While Ontario’s courthouses are gearing for some kind of resumption of in-court operations on July 6, Chief Justice Geoffrey Morawetz told the province’s lawyers there will be no business as usual until a vaccine to prevent COVID-19 hits the market.
“There is no real return to full-scale, what I’ll call normal operations, to pre-March operations, until such time that there’s a vaccine that’s generally available,” said Morawetz, of the Ontario Superior Court of Justice.
Morawetz was addressing civil court operations during a wide-ranging “fireside chat” conducted through video conferencing Thursday, which also addressed how family and criminal courts might operate.

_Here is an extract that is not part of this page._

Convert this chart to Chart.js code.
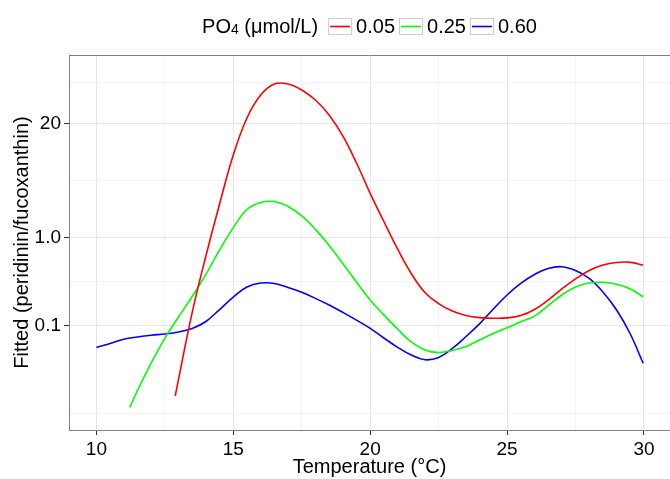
<!DOCTYPE html>
<html>
<head>
<meta charset="utf-8">
<script src="https://cdn.jsdelivr.net/npm/chart.js@4"></script>
<style>
  body { margin: 0; background: #fff; }
  canvas { display: block; }
</style>
</head>
<body>
<canvas id="chart" width="670" height="479"></canvas>
<script>
// Series: fitted ratio against temperature, one curve per PO4 level
const seriesLabels = ['0.05', '0.25', '0.60'];
const seriesColors = ['#FF0000', '#00FF00', '#0000FF'];

const tempLow = [12.88, 13.5, 14, 14.5, 15, 15.5, 16, 16.5, 17, 17.5, 18, 18.5, 19, 19.5, 20, 20.5, 21, 21.5, 22, 22.5, 23, 23.5, 24, 24.5, 25, 25.5, 26, 26.5, 27, 27.5, 28, 28.5, 29, 29.5, 29.97];
const fitLow = [0.0157, 0.141, 0.621, 2.44, 8.85, 23.4, 42.8, 57.2, 57.2, 48.9, 37.6, 25.3, 14.6, 7.17, 3.23, 1.54, 0.747, 0.392, 0.238, 0.178, 0.146, 0.130, 0.123, 0.121, 0.122, 0.130, 0.152, 0.195, 0.261, 0.340, 0.424, 0.490, 0.524, 0.526, 0.490];

const tempMid = [11.22, 11.5, 12, 12.5, 13, 13.5, 14, 14.5, 15, 15.5, 16, 16.5, 17, 17.5, 18, 18.5, 19, 19.5, 20, 20.5, 21, 21.5, 22, 22.5, 23, 23.5, 24, 24.5, 25, 25.5, 26, 26.5, 27, 27.5, 28, 28.5, 29, 29.5, 29.97];
const fitMid = [0.0116, 0.0180, 0.0371, 0.0713, 0.125, 0.214, 0.384, 0.729, 1.31, 2.11, 2.54, 2.60, 2.28, 1.78, 1.25, 0.819, 0.510, 0.314, 0.195, 0.132, 0.0911, 0.0648, 0.0525, 0.0491, 0.0518, 0.0575, 0.0683, 0.0810, 0.0940, 0.110, 0.128, 0.169, 0.223, 0.275, 0.305, 0.311, 0.295, 0.261, 0.213];

const tempHigh = [10, 10.5, 11, 11.5, 12, 12.5, 13, 13.5, 14, 14.5, 15, 15.5, 16, 16.5, 17, 17.5, 18, 18.5, 19, 19.5, 20, 20.5, 21, 21.5, 22, 22.5, 23, 23.5, 24, 24.5, 25, 25.5, 26, 26.5, 27, 27.5, 28, 28.5, 29, 29.5, 29.97];
const fitHigh = [0.0560, 0.0622, 0.0695, 0.0738, 0.0773, 0.0799, 0.0842, 0.0923, 0.111, 0.152, 0.211, 0.275, 0.305, 0.302, 0.271, 0.239, 0.204, 0.171, 0.141, 0.115, 0.0928, 0.0719, 0.0563, 0.0460, 0.0406, 0.0431, 0.0546, 0.0748, 0.105, 0.154, 0.223, 0.302, 0.382, 0.447, 0.469, 0.424, 0.344, 0.241, 0.150, 0.0799, 0.0370];

// Axis ticks
const xMajorTicks = [10, 15, 20, 25, 30];
const xMinorTicks = [12.5, 17.5, 22.5, 27.5];
const yMajorTicks = [0.1, 1, 20];
const yTickLabels = ['0.1', '1.0', '20'];
const yMinorTicks = [0.01, 0.316, 4.47, 60];

const fontFamily = '"Liberation Sans", Arial, Helvetica, sans-serif';
const majorGrid = '#E5E5E5';
const minorGrid = '#F3F3F3';
const frameColor = '#7F7F7F';

function toPoints(xs, ys) {
    return xs.map((x, i) => ({ x: x, y: ys[i] }));
}

// Legend drawn like ggplot: title inline, keys as boxed line segments
const ggLegend = {
    id: 'ggLegend',
    afterDraw(chart) {
        const ctx = chart.ctx;
        const area = chart.chartArea;
        const baseline = 33;
        ctx.save();

        // top frame line of the panel
        ctx.strokeStyle = frameColor;
        ctx.lineWidth = 1;
        ctx.beginPath();
        ctx.moveTo(area.left, area.top + 0.5);
        ctx.lineTo(area.right, area.top + 0.5);
        ctx.stroke();

        ctx.font = '20px ' + fontFamily;
        const poW = ctx.measureText('PO').width;
        const unitW = ctx.measureText(' (μmol/L)').width;
        ctx.font = '14px ' + fontFamily;
        const subW = ctx.measureText('4').width;
        ctx.font = '20px ' + fontFamily;
        const textW = seriesLabels.map(t => ctx.measureText(t).width);

        const keyW = 24, keyH = 17;
        let total = poW + subW + unitW + 10;
        textW.forEach(w => { total += keyW + 4 + w; });
        total += 4 * (seriesLabels.length - 1);

        let x = (area.left + area.right) / 2 - total / 2;
        ctx.fillStyle = '#000';
        ctx.textBaseline = 'alphabetic';
        ctx.textAlign = 'left';
        ctx.fillText('PO', x, baseline);
        x += poW;
        ctx.font = '14px ' + fontFamily;
        ctx.fillText('4', x, baseline + 1);
        x += subW;
        ctx.font = '20px ' + fontFamily;
        ctx.fillText(' (μmol/L)', x, baseline);
        x += unitW + 10;

        seriesLabels.forEach((label, i) => {
            const top = 18;
            ctx.fillStyle = '#FFFFFF';
            ctx.fillRect(x, top, keyW, keyH);
            ctx.strokeStyle = '#CCCCCC';
            ctx.lineWidth = 1;
            ctx.strokeRect(x + 0.5, top + 0.5, keyW - 1, keyH - 1);
            ctx.strokeStyle = seriesColors[i];
            ctx.lineWidth = 1.6;
            ctx.beginPath();
            ctx.moveTo(x + 2, top + keyH / 2);
            ctx.lineTo(x + keyW - 2, top + keyH / 2);
            ctx.stroke();
            x += keyW + 4;
            ctx.fillStyle = '#000';
            ctx.fillText(label, x, baseline);
            x += textW[i] + 4;
        });
        ctx.restore();
    }
};

function initializeChart() {
    const ctx = document.getElementById('chart');
    Chart.defaults.font.family = fontFamily;
    Chart.defaults.color = '#000';

    const datasets = [
        toPoints(tempLow, fitLow),
        toPoints(tempMid, fitMid),
        toPoints(tempHigh, fitHigh)
    ].map((pts, i) => ({
        label: seriesLabels[i],
        data: pts,
        borderColor: seriesColors[i],
        borderWidth: 1.6,
        pointRadius: 0,
        fill: false,
        tension: 0.4
    }));

    new Chart(ctx, {
        type: 'line',
        data: { datasets: datasets },
        options: {
            responsive: false,
            animation: false,
            layout: { padding: { top: 55, right: 0, bottom: 0, left: 0 } },
            plugins: {
                legend: { display: false },
                tooltip: { enabled: false }
            },
            scales: {
                x: {
                    type: 'linear',
                    min: 9,
                    max: 30.95,
                    afterFit: s => { s.height = 49; },
                    afterBuildTicks: s => {
                        s.ticks = xMinorTicks.concat(xMajorTicks).sort((a, b) => a - b).map(v => ({ value: v }));
                    },
                    ticks: {
                        autoSkip: false,
                        maxRotation: 0,
                        padding: 3,
                        font: { size: 19 },
                        callback: v => xMajorTicks.includes(v) ? String(v) : ''
                    },
                    grid: {
                        color: c => xMajorTicks.includes(c.tick && c.tick.value) ? majorGrid : minorGrid,
                        tickColor: c => xMajorTicks.includes(c.tick && c.tick.value) ? '#333' : 'rgba(0,0,0,0)',
                        tickLength: 5
                    },
                    border: { display: true, color: frameColor, width: 1 },
                    title: {
                        display: true,
                        text: 'Temperature (°C)',
                        font: { size: 20 },
                        padding: { top: 0, bottom: 0 }
                    }
                },
                y: {
                    type: 'logarithmic',
                    min: 0.0064,
                    max: 122.7,
                    afterFit: s => { s.width = 69; },
                    afterBuildTicks: s => {
                        s.ticks = yMinorTicks.concat(yMajorTicks).sort((a, b) => a - b).map(v => ({ value: v }));
                    },
                    ticks: {
                        autoSkip: false,
                        padding: 3,
                        font: { size: 19 },
                        callback: v => {
                            const i = yMajorTicks.indexOf(v);
                            return i >= 0 ? yTickLabels[i] : '';
                        }
                    },
                    grid: {
                        color: c => yMajorTicks.includes(c.tick && c.tick.value) ? majorGrid : minorGrid,
                        tickColor: c => yMajorTicks.includes(c.tick && c.tick.value) ? '#333' : 'rgba(0,0,0,0)',
                        tickLength: 5
                    },
                    border: { display: true, color: frameColor, width: 1 },
                    title: {
                        display: true,
                        text: 'Fitted (peridinin/fucoxanthin)',
                        font: { size: 20 },
                        padding: { top: 10, bottom: 0 }
                    }
                }
            }
        },
        plugins: [ggLegend]
    });
}

document.addEventListener('DOMContentLoaded', initializeChart);
</script>
</body>
</html>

Morawetz pointed out the justice system has undergone some dramatic changes since the Ontario government declared a state of emergency March 17, which led to the closure of in-court hearings and reduction of services. Virtual hearings and increased reliance upon technological advances were quickly adopted to replace at least some of those operations.
And he expects that momentum to continue.
“It is time to move the legal profession out of the, I’m not even going to say the 21st, the 20th, maybe even the 19th century. Get rid of the paper, get into the electronics end-to-end. So if there’s a silver lining out of this very, very difficult time we’re in… we are poised and ready to move forward,” he said.
“When we stopped in-court hearings… the primary issue was the concern and health of all of the people in the justice sector using the courtrooms, and that’s going to carry forward.”
And although July 6 is the target date, not all courts in the 50-odd locations across the province will all get going at once, Morawetz said. Instead, there will likely be a tiered approach to reopening.
But how that will work to respect physical distancing still needs to be determined. In the courtroom alone, considerations must be paid to the public gallery, the witness box, and all the specifically designated spaces that will require the use of plexiglass and a new cleaning regime.
Family courts, he added, have other requirements for waiting areas.
And criminal courts require a minimum of nine people in the courtroom at the same time.
“Some cases will be going before a jury, and it’s up to us to find a way to do it,” Morawetz said. “We’re going into uncharted territory.”
Local veteran lawyer Marshall Green does anticipate the justice system will have to deal with a huge backlog for quite some time as the courts gradually deal with more and more issues.
And he’s concerned about the more practical issues, such as how courts will resume in the new normal and how trials will be conducted.
But he’s encouraged with how much the players within the system have grasped onto new technologies during the past 10 weeks and sees the future as something of an organized chaos.
“We’re going to do a lot more virtually,” he said shortly after completing in two full days of Zoom mediations. “There’s a lot of interesting technology.”
He points to the Divisional Court’s recent use of a private YouTube channel to broadcast a judicial review, allowing members of the public to watch the proceedings from wherever they happened to be.
The potential for the justice system, he said, is vast.
Barrie family lawyer Brian Galbraith anticipates a huge backlog as the justice system moves toward fuller operations.
“All of the family lawyers are expecting a huge surge in court matters,” he said. “We don’t know how they’re going to cope.
“People who are in a bad relationship… it’s just going to make things worse for them.”
While Galbraith has a family litigation practice, he does a lot of collaborative law, which is a means to achieve a resolution among splitting couples without relying on the courts.
And he’s seeing more family lawyers, whose work is generally reliant upon the courts, getting training in the alternative resolution processes to find a way to carry on their business during the pandemic.
“Good lawyers are trying to find new ways of getting a resolution,” he said.